There are endless ways to spend one’s time and build a career. Painting may not be among the best choices. The process of creating a painting is free from any external compulsion — and that is precisely why it is difficult.
To practice one’s art consistently requires an absurd amount of faith — faith that these works will one day leave the studio, be exhibited in a gallery, or sold. Yet there is no guarantee that this will ever happen. A person who devotes their life to producing useless, yet auratic objects, entrusts their fate to the whims of chance. That is why I think painting is a practice of loving something that exists, even though it doesn’t have to. It is a difficult kind of love, but I see its value.
Another difficulty lies in the fact that one must speak about their painting — and this, after all, is where the story about language begins.

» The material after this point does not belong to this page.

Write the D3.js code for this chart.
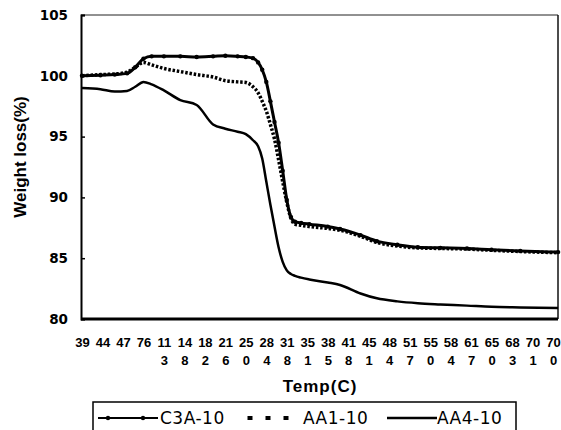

I think a lot about the words I should use to speak about my paintings, and I fear that this might betray a lack of faith in the expressive power of the painterly gesture. I would be terribly ashamed if that were true. Usually, words come one after another, and still nothing is really known about the painting.
And a story that unfolds for no clear reason sooner or later gives rise to the question of who is speaking.
One could argue that the act of painting itself is incredibly egocentric, because the path of a painting goes more or less like this:
I devote time to my own creative expression — I decide to seek exposure — 
I exhibit the painting — I talk about it — and that talk inevitably turns into speaking about my own experiences and reflections, that is, about myself.
The whole process could be called a loop of narcissistic chatter — but fortunately, there are viewers, and it is their perspective, their encounters with the work, that allow my painting to evolve.
That is why I am more interested in the way a painting’s narrative unfolds than in its actual content. It is not at all obvious to me how illustrative a painting should be in order to carry any meaning. The capacity to convey meaning still feels like an elusive quality to me, and I envy painters who do not worry about representation. Perhaps painting, for me, is an attempt to understand why I still want to tell stories at all.